Besides hunting for such extravaganza Gürs reflects on how hard it has become to source even staples – potato, tomato and white beans. After struggling with beans Mikla’s team was relieved to discover the beans that met their rigorous standards at a farm in Uludağ where the pulses possibly benefit from the minerals abound in the infamous water springs of the area.
Meanwhile, the demonstration is going full steam. Lamp shank is seared in olive oil, broken into chunks and pushed through the narrow neck of the clay pitcher. Chunks of carrots and potato are tossed on the same saute pan and transferred to the same pot. “Why not to include white beans? We love beans cooked in tomato paste with little chunks of meat” – Gürs guides the audience of the workshop through the creation of the dish. So the beans get in and the tomato sauce does. Clay pitcher is sealed with a piece of unleavened dough and sent to cook in the coal-fired oven that should not become hotter or colder than 150C for 3 hours.
“Do we feel right about serving such traditional food at our fine dining restaurant?” – continues Gürs replying to the question he was probably asked million times and will be asked more. “Yes, we do. I feel it’s a good exercise for ourselves too“. But even more convincing reply comes unspoken – on the plate where Mikla’s chefs start assembling the dish.

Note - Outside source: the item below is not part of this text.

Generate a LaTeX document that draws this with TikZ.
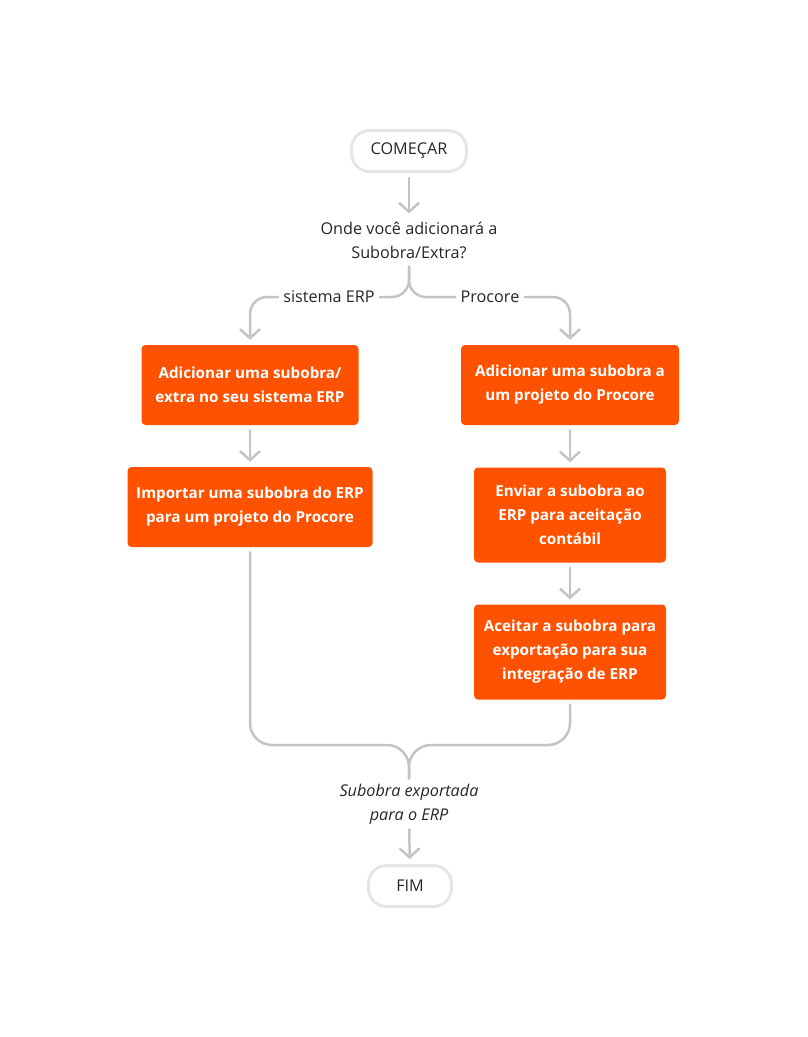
\documentclass[tikz,border=0pt]{standalone}
\usepackage{fontspec}
\setmainfont{Open Sans}
\usetikzlibrary{arrows.meta}
\definecolor{procore}{HTML}{FF5200}
\definecolor{linegray}{HTML}{C4C4C4}
\definecolor{termgray}{HTML}{E6E6E6}
\definecolor{textdark}{HTML}{232729}
\tikzset{
  term/.style={draw=termgray, line width=3pt, fill=white, rounded corners=18pt,
    minimum height=41pt, text=textdark, font=\fontsize{16.2}{24}\selectfont},
  task/.style={fill=procore, rounded corners=4pt, text=white, align=center,
    font=\bfseries\fontsize{15.2}{24}\selectfont},
  plain/.style={text=textdark, align=center, inner sep=5pt,
    font=\fontsize{16.2}{24}\selectfont},
  flow/.style={draw=linegray, line width=2.5pt, line cap=round},
  tip/.style={-{Straight Barb[length=9pt,width=20pt]}},
}
\begin{document}
\begin{tikzpicture}[x=1pt,y=-1pt]
  \useasboundingbox (0,0) rectangle (807,1037);
  \node[term, minimum width=115pt] (start) at (409,151) {COMEÇAR};
  \node[plain] (ask) at (409,240) {Onde você adicionará a\\Subobra/Extra?};
  \node[plain] (erp) at (329,297) {sistema ERP};
  \node[plain] (proc) at (490,297) {Procore};
  \node[task, minimum width=217pt, minimum height=80pt] (addErp) at (250,385)
    {Adicionar uma subobra/\\extra no seu sistema ERP};
  \node[task, minimum width=218pt, minimum height=80pt] (addProc) at (570,385)
    {Adicionar uma subobra a\\um projeto do Procore};
  \node[task, minimum width=245pt, minimum height=80pt] (importErp) at (250,507)
    {Importar uma subobra do ERP\\para um projeto do Procore};
  \node[task, minimum width=192pt, minimum height=95pt] (sendErp) at (570,515)
    {Enviar a subobra ao\\ERP para aceitação\\contábil};
  \node[task, minimum width=192pt, minimum height=95pt] (acceptProc) at (570,652)
    {Aceitar a subobra para\\exportação para sua\\integração de ERP};
  \node[plain, font=\itshape\fontsize{16.2}{24}\selectfont] (done) at (409,804)
    {Subobra exportada\\para o ERP};
  \node[term, minimum width=83pt] (finish) at (410,886) {FIM};
  \coordinate (join) at (409,745);
  \begin{scope}[flow]
    \draw[tip, shorten <=5pt, shorten >=3pt] (start) -- (ask);
    \draw[rounded corners=17pt, shorten <=3pt] (ask.south) |- (erp.east);
    \draw[rounded corners=17pt, shorten <=3pt] (ask.south) |- (proc.west);
    \draw[tip, rounded corners=17pt, shorten >=5pt] (erp.west) -| (addErp.north);
    \draw[tip, rounded corners=17pt, shorten >=5pt] (proc.east) -| (addProc.north);
    \draw[tip, shorten <=5pt, shorten >=5pt] (addErp) -- (importErp);
    \draw[tip, shorten <=5pt, shorten >=5pt] (addProc) -- (sendErp);
    \draw[tip, shorten <=5pt, shorten >=5pt] (sendErp) -- (acceptProc);
    \draw[rounded corners=22pt, shorten <=5pt] (importErp.south) |- (join) -- (done.north);
    \draw[rounded corners=22pt, shorten <=5pt] (acceptProc.south) |- (join) -- (done.north);
    \draw[tip, shorten >=5pt] (done) -- (finish);
  \end{scope}
\end{tikzpicture}
\end{document}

“The ingredients in the clay pitcher have a fairly similar taste profile and we thought of a few additions” – explains Gürs. One is the tender puree of the smoky charcoal-grilled eggplant on which a spoonful of beans and lamb chunks with vegetables is arranged. Then comes a dollop of salty buffalo yoghurt made in-house with sea-salt: thick, crumbly and a bit too salty indeed this yoghurt is softened with whipped cream. Another addition is sweet-and-sour Turkish fruit leather (pestil) – plum and mulberry – re-hydrated by soaking in water and turned into a paste. Finally, a few springs of fresh oregano. The ingredients that took an effort to source, flavors that require a skill to create and the overall dish that pampers your palate – this is the real art of fine dining and this is why I l do believe Gürs.